**PROMPT:** Taking the data below, please print only the lines from the line holding "Give me the" to the line holding "Chart.register(...registerables);", inclusive, with pictures omitted.

**Entries from a dataset:**

=-=-=

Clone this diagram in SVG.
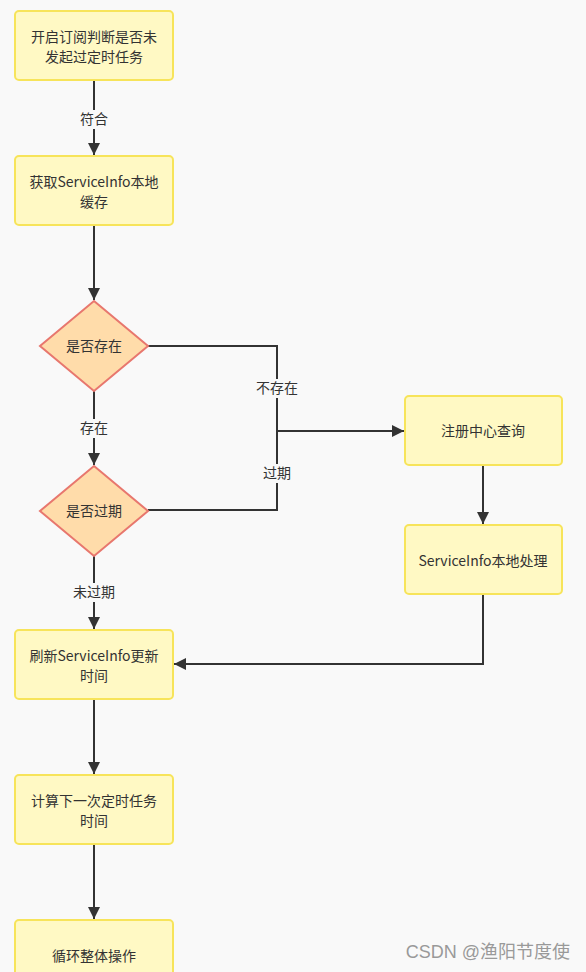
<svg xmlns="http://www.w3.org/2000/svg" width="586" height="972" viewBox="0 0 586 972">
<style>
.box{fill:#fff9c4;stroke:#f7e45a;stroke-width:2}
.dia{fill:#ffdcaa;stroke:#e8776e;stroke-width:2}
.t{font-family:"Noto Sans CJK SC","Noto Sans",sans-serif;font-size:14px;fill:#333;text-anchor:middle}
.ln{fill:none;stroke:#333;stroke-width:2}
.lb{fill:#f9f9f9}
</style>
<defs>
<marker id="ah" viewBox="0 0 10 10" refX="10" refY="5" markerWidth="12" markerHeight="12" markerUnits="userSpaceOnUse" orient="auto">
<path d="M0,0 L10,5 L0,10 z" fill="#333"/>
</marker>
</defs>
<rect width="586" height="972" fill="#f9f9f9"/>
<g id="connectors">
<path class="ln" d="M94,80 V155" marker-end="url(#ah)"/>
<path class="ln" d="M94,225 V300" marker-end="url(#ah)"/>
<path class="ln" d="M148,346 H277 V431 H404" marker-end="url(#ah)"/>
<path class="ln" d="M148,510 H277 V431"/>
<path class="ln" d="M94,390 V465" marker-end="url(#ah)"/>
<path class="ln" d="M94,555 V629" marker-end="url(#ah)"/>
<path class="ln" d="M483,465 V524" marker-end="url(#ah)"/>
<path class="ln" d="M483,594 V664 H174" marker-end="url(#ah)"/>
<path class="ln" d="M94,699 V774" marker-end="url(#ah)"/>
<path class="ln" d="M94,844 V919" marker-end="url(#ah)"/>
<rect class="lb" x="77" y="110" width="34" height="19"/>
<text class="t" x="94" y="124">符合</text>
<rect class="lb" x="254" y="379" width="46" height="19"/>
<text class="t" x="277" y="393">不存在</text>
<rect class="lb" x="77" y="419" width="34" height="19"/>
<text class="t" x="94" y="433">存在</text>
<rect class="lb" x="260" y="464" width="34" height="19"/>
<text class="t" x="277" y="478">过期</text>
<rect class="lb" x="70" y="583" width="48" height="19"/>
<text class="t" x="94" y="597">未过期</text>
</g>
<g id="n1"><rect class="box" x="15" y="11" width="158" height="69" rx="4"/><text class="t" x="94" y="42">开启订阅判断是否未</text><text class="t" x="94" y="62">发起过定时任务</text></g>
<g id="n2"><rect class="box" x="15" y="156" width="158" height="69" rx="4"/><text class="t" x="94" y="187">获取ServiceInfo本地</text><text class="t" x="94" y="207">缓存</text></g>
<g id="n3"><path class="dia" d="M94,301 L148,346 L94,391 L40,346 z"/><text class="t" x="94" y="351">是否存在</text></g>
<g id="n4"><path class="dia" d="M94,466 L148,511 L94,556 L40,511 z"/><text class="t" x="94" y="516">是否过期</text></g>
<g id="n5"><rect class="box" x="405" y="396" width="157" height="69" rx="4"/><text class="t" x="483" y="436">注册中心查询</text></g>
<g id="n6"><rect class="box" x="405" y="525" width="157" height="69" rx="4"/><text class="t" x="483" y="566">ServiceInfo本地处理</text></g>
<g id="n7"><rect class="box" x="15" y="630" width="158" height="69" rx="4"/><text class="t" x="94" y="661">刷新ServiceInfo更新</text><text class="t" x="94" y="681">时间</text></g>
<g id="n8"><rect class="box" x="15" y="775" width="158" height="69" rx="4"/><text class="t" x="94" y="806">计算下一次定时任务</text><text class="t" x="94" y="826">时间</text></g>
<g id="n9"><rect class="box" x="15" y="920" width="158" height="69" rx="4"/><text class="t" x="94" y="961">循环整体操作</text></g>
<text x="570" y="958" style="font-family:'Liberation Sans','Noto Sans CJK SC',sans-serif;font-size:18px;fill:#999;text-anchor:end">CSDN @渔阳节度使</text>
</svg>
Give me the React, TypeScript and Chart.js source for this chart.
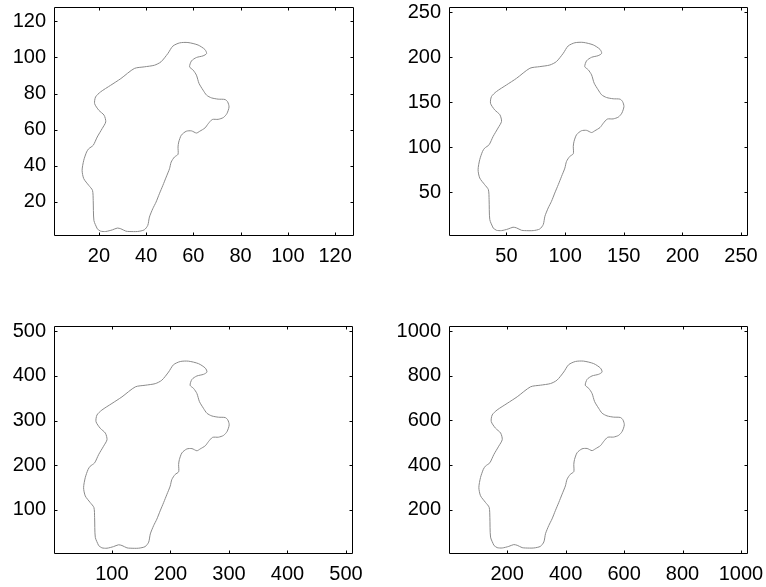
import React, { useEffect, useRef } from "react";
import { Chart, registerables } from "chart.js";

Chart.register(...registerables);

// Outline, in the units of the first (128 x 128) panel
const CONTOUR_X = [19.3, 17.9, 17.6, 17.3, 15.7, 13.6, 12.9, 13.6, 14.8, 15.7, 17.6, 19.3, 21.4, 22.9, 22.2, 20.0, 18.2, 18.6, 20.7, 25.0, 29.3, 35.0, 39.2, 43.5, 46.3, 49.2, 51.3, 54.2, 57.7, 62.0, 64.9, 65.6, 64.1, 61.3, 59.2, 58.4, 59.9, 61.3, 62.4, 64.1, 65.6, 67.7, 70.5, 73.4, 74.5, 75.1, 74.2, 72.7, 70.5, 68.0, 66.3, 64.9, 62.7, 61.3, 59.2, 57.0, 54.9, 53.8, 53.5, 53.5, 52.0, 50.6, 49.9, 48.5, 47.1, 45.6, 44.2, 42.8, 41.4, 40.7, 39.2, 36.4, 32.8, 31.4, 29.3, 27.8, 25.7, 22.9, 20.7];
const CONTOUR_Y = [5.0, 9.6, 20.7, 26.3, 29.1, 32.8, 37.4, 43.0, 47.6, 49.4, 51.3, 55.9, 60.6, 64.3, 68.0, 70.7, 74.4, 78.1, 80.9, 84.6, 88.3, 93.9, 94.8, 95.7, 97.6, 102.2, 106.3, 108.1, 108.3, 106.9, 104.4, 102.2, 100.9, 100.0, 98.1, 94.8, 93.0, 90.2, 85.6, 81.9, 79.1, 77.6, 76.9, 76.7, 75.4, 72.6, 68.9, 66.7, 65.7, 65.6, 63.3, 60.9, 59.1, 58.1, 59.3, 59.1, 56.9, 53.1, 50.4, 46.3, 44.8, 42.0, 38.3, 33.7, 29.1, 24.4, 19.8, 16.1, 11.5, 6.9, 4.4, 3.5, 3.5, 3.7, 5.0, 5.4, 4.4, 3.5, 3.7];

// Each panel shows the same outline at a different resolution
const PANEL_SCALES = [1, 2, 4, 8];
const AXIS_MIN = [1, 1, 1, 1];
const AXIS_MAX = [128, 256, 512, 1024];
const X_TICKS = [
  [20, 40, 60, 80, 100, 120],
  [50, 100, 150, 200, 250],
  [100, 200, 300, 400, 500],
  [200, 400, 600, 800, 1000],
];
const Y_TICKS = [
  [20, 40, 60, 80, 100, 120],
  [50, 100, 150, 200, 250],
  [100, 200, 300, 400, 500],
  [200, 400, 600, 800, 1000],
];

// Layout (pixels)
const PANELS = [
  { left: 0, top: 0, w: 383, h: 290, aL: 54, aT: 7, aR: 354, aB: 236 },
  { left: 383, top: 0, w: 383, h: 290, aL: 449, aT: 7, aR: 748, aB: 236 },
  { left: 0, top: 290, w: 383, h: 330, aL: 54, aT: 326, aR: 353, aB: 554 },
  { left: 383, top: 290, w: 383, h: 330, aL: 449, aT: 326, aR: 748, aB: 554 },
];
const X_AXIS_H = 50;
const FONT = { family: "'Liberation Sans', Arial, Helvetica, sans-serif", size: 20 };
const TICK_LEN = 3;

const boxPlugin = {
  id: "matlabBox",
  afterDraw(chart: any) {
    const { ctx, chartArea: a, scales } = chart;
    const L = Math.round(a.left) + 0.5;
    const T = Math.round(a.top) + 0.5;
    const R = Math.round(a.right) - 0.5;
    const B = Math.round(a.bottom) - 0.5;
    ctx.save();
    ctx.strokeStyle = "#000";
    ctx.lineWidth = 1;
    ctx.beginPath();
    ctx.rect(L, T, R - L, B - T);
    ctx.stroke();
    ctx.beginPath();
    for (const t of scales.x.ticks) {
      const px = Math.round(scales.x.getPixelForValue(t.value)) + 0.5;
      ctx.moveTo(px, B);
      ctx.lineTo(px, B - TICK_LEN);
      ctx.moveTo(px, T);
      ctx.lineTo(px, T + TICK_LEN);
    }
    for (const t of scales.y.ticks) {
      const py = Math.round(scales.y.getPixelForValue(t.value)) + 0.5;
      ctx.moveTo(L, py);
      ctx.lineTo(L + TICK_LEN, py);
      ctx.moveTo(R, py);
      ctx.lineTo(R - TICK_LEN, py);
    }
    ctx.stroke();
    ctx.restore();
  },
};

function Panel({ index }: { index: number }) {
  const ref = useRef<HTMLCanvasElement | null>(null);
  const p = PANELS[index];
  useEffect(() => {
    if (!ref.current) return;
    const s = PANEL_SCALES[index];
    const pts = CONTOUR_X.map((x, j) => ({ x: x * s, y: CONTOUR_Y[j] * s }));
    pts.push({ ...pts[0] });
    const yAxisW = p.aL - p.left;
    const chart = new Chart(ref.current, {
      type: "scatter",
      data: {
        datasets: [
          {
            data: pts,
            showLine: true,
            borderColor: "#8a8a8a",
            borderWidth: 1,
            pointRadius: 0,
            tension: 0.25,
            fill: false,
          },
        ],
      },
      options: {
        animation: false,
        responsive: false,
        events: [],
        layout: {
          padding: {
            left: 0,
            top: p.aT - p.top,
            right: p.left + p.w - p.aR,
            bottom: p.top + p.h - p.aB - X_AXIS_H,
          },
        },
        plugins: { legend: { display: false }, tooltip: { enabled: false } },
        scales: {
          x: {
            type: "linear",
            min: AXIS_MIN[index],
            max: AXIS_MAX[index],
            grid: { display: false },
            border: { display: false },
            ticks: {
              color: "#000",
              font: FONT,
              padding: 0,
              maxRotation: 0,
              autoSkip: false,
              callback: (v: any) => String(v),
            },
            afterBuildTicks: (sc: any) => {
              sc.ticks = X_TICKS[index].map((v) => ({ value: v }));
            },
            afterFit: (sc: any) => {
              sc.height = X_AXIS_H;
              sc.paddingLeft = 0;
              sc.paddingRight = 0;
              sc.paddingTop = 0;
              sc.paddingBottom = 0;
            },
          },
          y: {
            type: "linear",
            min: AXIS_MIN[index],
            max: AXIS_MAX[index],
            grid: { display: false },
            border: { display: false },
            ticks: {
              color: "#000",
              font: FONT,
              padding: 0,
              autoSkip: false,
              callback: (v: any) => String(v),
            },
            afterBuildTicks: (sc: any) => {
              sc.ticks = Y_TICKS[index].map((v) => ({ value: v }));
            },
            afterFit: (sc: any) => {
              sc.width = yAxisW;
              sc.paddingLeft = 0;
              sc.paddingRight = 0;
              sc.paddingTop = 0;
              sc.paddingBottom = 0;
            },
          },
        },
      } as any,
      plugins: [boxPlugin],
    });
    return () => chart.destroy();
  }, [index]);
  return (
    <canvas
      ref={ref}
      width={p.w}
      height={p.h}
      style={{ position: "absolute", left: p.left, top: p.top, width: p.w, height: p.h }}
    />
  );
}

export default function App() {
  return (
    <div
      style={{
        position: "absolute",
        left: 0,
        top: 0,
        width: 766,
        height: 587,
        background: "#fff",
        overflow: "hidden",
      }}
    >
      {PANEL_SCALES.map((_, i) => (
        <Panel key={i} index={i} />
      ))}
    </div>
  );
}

=-=-=

**TASK RESPONSE:**
Give me the React, TypeScript and Chart.js source for this chart.
import React, { useEffect, useRef } from "react";
import { Chart, registerables } from "chart.js";

Chart.register(...registerables);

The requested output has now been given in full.